A few days ago I published a post about the effort of a Chesterfield County business group to rid the county of proffers. It was a bad idea, I suggested. As long as government is responsible for road, water, sewer, fire and rescue, etc., someone has to pay for it. Property owners, I argued, should pay proffers in proportion to the obligation they impose upon the county for the new infrastructure. (See “In Defense of Proffers.”)

That was then. This is now. Yesterday, I had a long chat with Peter Katz, a New Urbanism author and planner whom I had profiled in “The Fiscal Fix.” Currently living in the D.C. area, he was in Richmond to buy a new bicycle. We caught up at a restaurant where, sitting on the front patio, we looked upon a most un-New Urbanism setting of an expansive parking lot.

With some hyperbole, Katz refers to as “evil” the proffers, impact fees, community amenity charges and other payments that local governments exact on the recognition that suburban growth does not pay its way. He enumerated a number of reasons why they are counterproductive.

  • Proffers may pay the up-front costs of building new infrastructure but they don’t pay the full life-cycle costs. Local government still must tap general tax revenue for maintenance and replacement.
  • The “rational nexus” legal doctrine maintains that impact-fee revenues must be spent on infrastructure projects related to the development project paying the proffers. Local officials may have other ways to spend the money to greater effect, such as supporting mass transit, but their hands are tied.
  • Proffers have unintended consequences. To avoid paying proffers, developers sometimes hop, skip and jump to a locality that doesn’t charge them. Typically, such counties are farther from the urban core. People drive to job centers close to the core, stressing even more lane-miles of road than they would have otherwise and contributing nothing to upgrading them.

One possible alternative, Katz suggests, is a system used in some parts of Canada — “development charges.” These differ from proffers and impact fees in important ways. First, the charges cover full life-cycle costs. Second, the charges are determined with the benefit of intense input from a wide range of stakeholders. Third, they apply to everyone across the board; no one gets a sweetheart deal. Fourth, the charges are structured with the recognition that some locations require more infrastructure investment than others. In-fill development in a district already served by roads, water/sewer and public safety services, for example, would engender smaller charges in a district where the infrastructure had to be built from scratch.

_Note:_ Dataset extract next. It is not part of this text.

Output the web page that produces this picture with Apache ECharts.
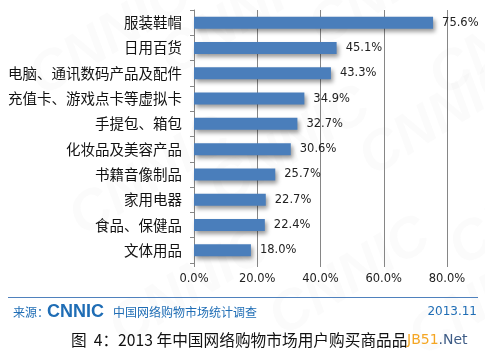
<!DOCTYPE html>
<html>
<head>
<meta charset="utf-8">
<script src="https://cdn.jsdelivr.net/npm/echarts@6/dist/echarts.min.js"></script>
<style>
  html, body { margin: 0; padding: 0; background: #fff; }
  #main { width: 485px; height: 355px; }
</style>
</head>
<body>
<div id="main"></div>
<script>
// 2013年中国网络购物市场用户购买商品品类
const categories = ['服装鞋帽', '日用百货', '电脑、通讯数码产品及配件', '充值卡、游戏点卡等虚拟卡',
  '手提包、箱包', '化妆品及美容产品', '书籍音像制品', '家用电器', '食品、保健品', '文体用品']
const values = [75.6, 45.1, 43.3, 34.9, 32.7, 30.6, 25.7, 22.7, 22.4, 18.0]
const xTicks = [0, 20, 40, 60, 80]

const chart = echarts.init(document.getElementById('main'))

// 背景水印
const marks = [[20, 60], [150, 40], [300, 10], [420, 60], [60, 200], [200, 170], [350, 140],
  [440, 230], [100, 310], [260, 300], [400, 320]]
const watermark = marks.map(p => ({
  type: 'text', x: p[0], y: p[1], rotation: 0.55, z: -1,
  style: { text: 'CNNIC', fontSize: 56, fontWeight: 'bold', fontStyle: 'italic',
    fontFamily: 'Arial', fill: 'rgba(170,170,170,0.05)' }
}))

const option = {
  animation: false,
  grid: { left: 194, right: 38, top: 10, bottom: 92 },
  xAxis: {
    type: 'value',
    min: xTicks[0],
    max: xTicks[xTicks.length - 1],
    interval: 20,
    axisLine: { show: false },
    axisTick: { show: true, length: 4, lineStyle: { color: '#868686' } },
    splitLine: { show: true, lineStyle: { color: '#868686', width: 1 } },
    axisLabel: {
      formatter: v => v.toFixed(1) + '%',
      fontFamily: 'DejaVu Sans', fontSize: 11.5, color: '#222', margin: 10
    }
  },
  yAxis: {
    type: 'category',
    inverse: true,
    data: categories,
    axisLine: { show: true, lineStyle: { color: '#868686' } },
    axisTick: { show: true, length: 4, lineStyle: { color: '#868686' } },
    axisLabel: { fontFamily: 'Noto Sans CJK SC', fontSize: 14.5, color: '#111', margin: 12 }
  },
  series: [{
    type: 'bar',
    data: values,
    barWidth: 12,
    itemStyle: {
      color: '#4A7EBB',
      shadowColor: 'rgba(0,0,0,0.4)',
      shadowBlur: 4,
      shadowOffsetX: 2,
      shadowOffsetY: 3
    },
    label: {
      show: true,
      position: 'right',
      distance: 9,
      formatter: p => p.value.toFixed(1) + '%',
      fontFamily: 'DejaVu Sans', fontSize: 11.5, color: '#222'
    }
  }],
  graphic: watermark.concat([
    { type: 'line', shape: { x1: 8, y1: 297.5, x2: 478, y2: 297.5 },
      style: { stroke: '#4F81BD', lineWidth: 1 } },
    { type: 'text', x: 13, y: 312,
      style: { text: '来源：', fontSize: 12, fontFamily: 'Noto Sans CJK SC', fill: '#1F6DB5',
        verticalAlign: 'middle' } },
    { type: 'text', x: 47, y: 312,
      style: { text: 'CNNIC', fontSize: 18, fontWeight: 'bold', fontFamily: 'Arial',
        fill: '#1F6DB5', verticalAlign: 'middle' } },
    { type: 'text', x: 113, y: 312,
      style: { text: '中国网络购物市场统计调查', fontSize: 12, fontFamily: 'Noto Sans CJK SC', fill: '#1F6DB5',
        verticalAlign: 'middle' } },
    { type: 'text', x: 477, y: 312,
      style: { text: '2013.11', fontSize: 12, fontFamily: 'DejaVu Sans', fill: '#1F6DB5',
        align: 'right', verticalAlign: 'middle' } },
    { type: 'text', x: 71, y: 340,
      style: { text: '图  4：2013 年中国网络购物市场用户购买商品品', fontSize: 15.7, fontFamily: 'Noto Sans CJK SC',
        fill: '#111', verticalAlign: 'middle' } },
    { type: 'text', x: 407, y: 340,
      style: { text: '{a|JB51}{b|.Net}', verticalAlign: 'middle',
        rich: {
          a: { fontSize: 14, fontFamily: 'DejaVu Sans', fill: '#F5A623' },
          b: { fontSize: 14, fontFamily: 'DejaVu Sans', fill: '#3E5C86' }
        } } }
  ])
}

chart.setOption(option)
</script>
</body>
</html>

On the other hand, Katz is also partial to the idea of simply paying for infrastructure with ordinary property tax revenues. The key is to approve only projects that fiscal analysis shows in advance will collect enough taxes to cover the life cycle costs and build up enough reserves to pay for new infrastructure when it’s required in 30 years or so down the road. As a practical matter, that means approving only projects with a small infrastructure imprint — with greater density.

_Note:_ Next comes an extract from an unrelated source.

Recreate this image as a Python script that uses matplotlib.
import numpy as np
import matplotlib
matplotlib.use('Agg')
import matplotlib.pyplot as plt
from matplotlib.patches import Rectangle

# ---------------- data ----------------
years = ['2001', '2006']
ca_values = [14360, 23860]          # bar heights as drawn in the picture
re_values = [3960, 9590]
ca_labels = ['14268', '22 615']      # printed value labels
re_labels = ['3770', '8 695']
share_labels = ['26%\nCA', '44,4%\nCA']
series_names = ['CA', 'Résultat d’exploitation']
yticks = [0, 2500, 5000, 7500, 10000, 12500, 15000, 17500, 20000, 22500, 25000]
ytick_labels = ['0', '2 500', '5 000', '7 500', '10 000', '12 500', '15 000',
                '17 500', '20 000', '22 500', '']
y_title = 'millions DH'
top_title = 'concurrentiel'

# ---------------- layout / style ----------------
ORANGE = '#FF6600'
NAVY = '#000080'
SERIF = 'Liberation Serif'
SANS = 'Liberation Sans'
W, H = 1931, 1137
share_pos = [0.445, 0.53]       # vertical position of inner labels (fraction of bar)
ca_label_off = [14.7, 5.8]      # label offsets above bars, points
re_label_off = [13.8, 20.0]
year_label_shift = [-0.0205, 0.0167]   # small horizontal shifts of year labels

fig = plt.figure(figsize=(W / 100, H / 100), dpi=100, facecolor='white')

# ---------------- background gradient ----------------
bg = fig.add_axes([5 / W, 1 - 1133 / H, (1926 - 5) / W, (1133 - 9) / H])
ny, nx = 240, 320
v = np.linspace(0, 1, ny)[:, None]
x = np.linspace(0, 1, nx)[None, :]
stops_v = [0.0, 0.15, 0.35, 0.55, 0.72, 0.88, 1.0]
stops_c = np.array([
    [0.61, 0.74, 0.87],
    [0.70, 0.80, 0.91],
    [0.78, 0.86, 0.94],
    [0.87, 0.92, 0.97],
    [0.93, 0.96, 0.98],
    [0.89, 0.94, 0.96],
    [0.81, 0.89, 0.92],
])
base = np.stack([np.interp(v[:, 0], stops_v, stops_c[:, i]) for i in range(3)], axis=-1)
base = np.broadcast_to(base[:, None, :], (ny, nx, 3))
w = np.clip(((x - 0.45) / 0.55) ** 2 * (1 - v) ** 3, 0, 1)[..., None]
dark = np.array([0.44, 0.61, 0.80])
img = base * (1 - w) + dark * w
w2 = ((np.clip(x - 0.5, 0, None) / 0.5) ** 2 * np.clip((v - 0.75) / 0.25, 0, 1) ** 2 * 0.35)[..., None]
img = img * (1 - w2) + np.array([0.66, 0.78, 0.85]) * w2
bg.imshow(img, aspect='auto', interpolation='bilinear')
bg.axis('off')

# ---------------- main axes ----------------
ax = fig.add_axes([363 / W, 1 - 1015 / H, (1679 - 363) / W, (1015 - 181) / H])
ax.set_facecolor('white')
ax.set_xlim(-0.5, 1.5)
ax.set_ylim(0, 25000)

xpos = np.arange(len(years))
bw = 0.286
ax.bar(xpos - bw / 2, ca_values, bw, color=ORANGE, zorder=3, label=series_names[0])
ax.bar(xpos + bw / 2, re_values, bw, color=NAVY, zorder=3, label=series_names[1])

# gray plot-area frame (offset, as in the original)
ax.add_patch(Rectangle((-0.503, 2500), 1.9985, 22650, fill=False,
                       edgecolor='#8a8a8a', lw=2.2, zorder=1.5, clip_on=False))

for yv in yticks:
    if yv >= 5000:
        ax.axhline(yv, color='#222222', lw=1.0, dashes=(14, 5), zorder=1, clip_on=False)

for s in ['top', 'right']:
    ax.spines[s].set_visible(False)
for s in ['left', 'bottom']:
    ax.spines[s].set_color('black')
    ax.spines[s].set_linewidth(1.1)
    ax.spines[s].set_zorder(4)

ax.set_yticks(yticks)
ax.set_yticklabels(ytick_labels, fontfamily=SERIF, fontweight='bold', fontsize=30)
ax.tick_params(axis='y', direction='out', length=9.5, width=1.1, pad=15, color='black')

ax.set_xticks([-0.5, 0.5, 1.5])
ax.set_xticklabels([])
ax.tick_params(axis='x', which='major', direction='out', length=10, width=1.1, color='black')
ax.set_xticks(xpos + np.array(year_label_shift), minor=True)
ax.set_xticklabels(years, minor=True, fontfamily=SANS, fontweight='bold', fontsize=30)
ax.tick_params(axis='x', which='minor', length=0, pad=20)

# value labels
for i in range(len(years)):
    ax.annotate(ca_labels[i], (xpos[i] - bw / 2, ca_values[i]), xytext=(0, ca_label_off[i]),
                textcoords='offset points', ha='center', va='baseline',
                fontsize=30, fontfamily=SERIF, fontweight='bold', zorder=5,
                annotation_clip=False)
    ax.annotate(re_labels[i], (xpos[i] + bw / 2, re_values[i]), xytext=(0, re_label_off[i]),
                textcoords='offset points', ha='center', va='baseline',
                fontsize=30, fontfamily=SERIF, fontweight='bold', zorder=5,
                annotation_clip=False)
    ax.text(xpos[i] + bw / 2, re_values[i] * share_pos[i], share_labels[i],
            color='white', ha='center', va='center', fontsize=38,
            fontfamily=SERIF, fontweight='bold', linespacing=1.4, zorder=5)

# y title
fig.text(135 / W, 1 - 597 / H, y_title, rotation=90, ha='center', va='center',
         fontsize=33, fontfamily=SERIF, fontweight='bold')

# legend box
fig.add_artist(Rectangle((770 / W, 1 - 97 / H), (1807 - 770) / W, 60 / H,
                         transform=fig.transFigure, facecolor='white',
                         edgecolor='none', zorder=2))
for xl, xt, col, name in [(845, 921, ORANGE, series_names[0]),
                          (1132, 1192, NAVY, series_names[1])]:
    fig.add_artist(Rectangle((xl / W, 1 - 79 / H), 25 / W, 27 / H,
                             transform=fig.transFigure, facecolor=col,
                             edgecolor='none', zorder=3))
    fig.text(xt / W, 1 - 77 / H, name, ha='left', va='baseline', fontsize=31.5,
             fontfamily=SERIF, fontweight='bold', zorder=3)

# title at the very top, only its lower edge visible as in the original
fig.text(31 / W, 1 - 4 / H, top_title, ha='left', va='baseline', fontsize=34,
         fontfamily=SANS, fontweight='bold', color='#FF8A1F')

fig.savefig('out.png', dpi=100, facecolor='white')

I lean toward the old-fashioned property-tax approach for another reason. Local governments can either create economic value with well-chosen transportation investments or destroy value with ill-designed projects. The ability to soak developers for proffers and impact fees saves them the trouble of thinking very hard about whether they are creating value or destroying it, expanding the tax base or diminishing it.

Note: I have modified this post to better reflect Peter Katz’ thinking.